Саша вместо себя уложил под одеяло чучело, сделан­ное из платья, затем спустился незаметно через окно «башни» и все семь верст прошел пешком.

— А ты не боялся проходить пустырями, возле корпуса? — спросил я.

— Кого мне бояться. Разве что на меня накинулись собаки, но я их сам же раздразнил. Завтра захвачу с собой тесак.

Кучера и другие слуги приходили между тем. Они вздыхали, глядя на нас, затем садились у стен и тихо перешептывались порой, чтобы не помешать нам. А мы, обнявшись, просидели до полуночи и беседовали о туман­ных пятнах и о гипотезе Лапласа, о строении вещества, о борьбе папской и императорской власти при Бони­фации VIII и т. п.

Время от времени вбегал кто-нибудь из слуг и говорил:

— Петенька, поди покажись в зале, а то они подня­лись от карт и могут хватиться тебя.

Я умолял Сашу, чтобы он не приходил на следующую ночь, но он тем не менее явился, выдержав предваритель­ную стычку с собаками, против которых захватил тесак.

Еще быстрее вчерашнего помчался я на другой день, когда меня позвали в людскую. На этот раз Саша часть дороги проехал на извозчике. Прошлой ночью один из слуг принес ему деньги, которые получил от игравших в карты гостей, и упросил принять их. Саша взял немного мелочи на извозчика и поэтому прибыл раньше.

Думал он приехать на следующий день, но так как наши свидания могли навлечь беду на слуг, то мы решили расстаться до осени.
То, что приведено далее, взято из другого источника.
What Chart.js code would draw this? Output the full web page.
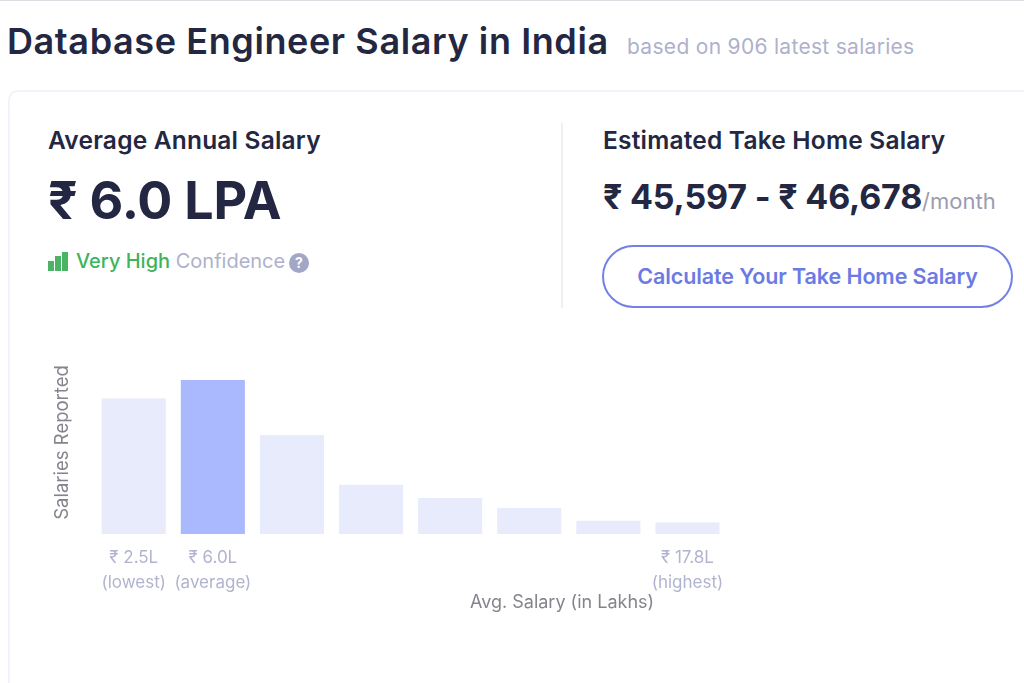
<!DOCTYPE html>
<html lang="en">
<head>
  <meta charset="UTF-8">
  <title>Database Engineer Salary in India</title>
  <script src="https://cdn.jsdelivr.net/npm/chart.js"></script>
  <style>
    html, body { margin: 0; padding: 0; background: white; }
    body { width: 1024px; height: 683px; overflow: hidden; position: relative; font-family: Inter, "DejaVu Sans", sans-serif; color: #232742; }
    .abs { position: absolute; white-space: nowrap; }
    #topline { left: 0; top: 0; width: 1024px; height: 1px; background: #dcdde2; }
    #card { left: 8px; top: 90px; width: 1100px; height: 700px; border: 2px solid #f1f3fa; border-radius: 10px; box-sizing: border-box; }
    #title { left: 7px; top: 20px; font-size: 36px; font-weight: 600; line-height: 42px; letter-spacing: 0.6px; }
    #based { left: 627px; top: 35px; font-size: 21px; line-height: 24px; color: #aeb1cc; letter-spacing: 0.3px; }
    .head { font-size: 24.5px; font-weight: 600; line-height: 28px; letter-spacing: 0.2px; }
    #avg-val { left: 48px; top: 172px; font-size: 52px; font-weight: 700; line-height: 58px; letter-spacing: -0.2px; }
    #take-val { left: 603px; top: 177px; font-size: 34px; font-weight: 700; line-height: 40px; letter-spacing: -0.2px; }
    #take-val span { font-size: 22px; font-weight: 400; color: #9a9cb0; letter-spacing: 0; }
    #conf { left: 76px; top: 249px; font-size: 20px; line-height: 24px; color: #aeb1cc; }
    #conf b { font-weight: 500; color: #3db45a; }
    #conf-icon { left: 48px; top: 252px; width: 20px; height: 19px; display: flex; align-items: flex-end; gap: 1px; }
    #conf-icon i { display: block; width: 6px; background: #49b463; }
    #help { left: 289px; top: 253px; width: 20px; height: 20px; border-radius: 50%; background: #a2a7c6; color: white; font-size: 14px; font-weight: 700; line-height: 20px; text-align: center; }
    #divider { left: 561px; top: 123px; width: 2px; height: 185px; background: #eff0f4; }
    #calc { left: 602px; top: 245px; width: 411px; height: 63px; box-sizing: border-box; border: 2px solid #7280e8; border-radius: 32px; color: #6c7ae4; font-size: 21.5px; font-weight: 600; line-height: 59px; text-align: center; letter-spacing: -0.1px; }
    #chart-box { left: 40px; top: 340px; width: 700px; height: 280px; }
    #x-title { left: 470px; top: 592px; font-size: 18px; line-height: 20px; color: #84858c; }
  </style>
</head>

<body>
<div class="abs" id="topline"></div>
<div class="abs" id="title">Database Engineer Salary in India</div>
<div class="abs" id="based">based on 906 latest salaries</div>
<div class="abs" id="card"></div>

<div class="abs head" style="left:48px;top:126px;">Average Annual Salary</div>
<div class="abs" id="avg-val">₹ 6.0 LPA</div>
<div class="abs" id="conf-icon"><i style="height:10px"></i><i style="height:15px"></i><i style="height:19px"></i></div>
<div class="abs" id="conf"><b>Very High</b> Confidence</div>
<div class="abs" id="help">?</div>

<div class="abs" id="divider"></div>

<div class="abs head" style="left:603px;top:126px;">Estimated Take Home Salary</div>
<div class="abs" id="take-val">₹ 45,597 - ₹ 46,678<span>/month</span></div>
<div class="abs" id="calc">Calculate Your Take Home Salary</div>

<div class="abs" id="chart-box"><canvas id="salary-chart" width="700" height="280"></canvas></div>
<div class="abs" id="x-title">Avg. Salary (in Lakhs)</div>

<script>
const categories = [['₹ 2.5L', '(lowest)'], ['₹ 6.0L', '(average)'], '', '', '', '', '', ['₹ 17.8L', '(highest)']];
const salariesReported = [234, 266, 171, 85, 62, 45, 23, 20];
const barColors = ['#e8ebfc', '#aab8fd', '#e8ebfc', '#e8ebfc', '#e8ebfc', '#e8ebfc', '#e8ebfc', '#e8ebfc'];

new Chart(document.getElementById('salary-chart').getContext('2d'), {
  type: 'bar',
  data: {
    labels: categories,
    datasets: [{ label: 'Salaries Reported', data: salariesReported, backgroundColor: barColors, borderWidth: 0, categoryPercentage: 1, barPercentage: 0.81 }]
  },
  options: {
    responsive: false,
    animation: false,
    layout: { padding: { left: 11, right: 13, top: 11, bottom: 22 } },
    plugins: { legend: { display: false }, tooltip: { enabled: false } },
    scales: {
      x: {
        grid: { display: false },
        border: { display: false },
        ticks: { autoSkip: false, maxRotation: 0, padding: 3, color: '#b1b4cf', font: { family: 'Inter', size: 17, lineHeight: 1.47 } }
      },
      y: {
        min: 0,
        max: 316,
        grid: { display: false },
        border: { display: false },
        ticks: { display: false },
        title: { display: true, text: 'Salaries Reported', color: '#84858c', font: { family: 'Inter', size: 18.5 }, padding: { top: 0, bottom: 13 } }
      }
    }
  }
});
</script>
</body>
</html>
Из коротенького официального пись­ма, полученного на другой день, я узнал, что его ночные похождения остались нераскрытыми. Если бы про них узнали в корпусе, наказание было бы ужасно. Страш­но даже подумать об этом! Сечение розгами перед всем корпусом до потери сознания, покуда несчастного унесут на простыне в госпиталь, а затем разжалование в канто­нисты — все было возможно в то время.

Не менее жестоко пострадали бы слуги, если бы отец узнал про наши свидания. Но они умели хранить тайны и не выдавали друг друга. Все они знали про посещения Александра, но никто не обмолвился ни словом перед кем-нибудь из наших. Лишь только они да я во всем доме знали про свидания.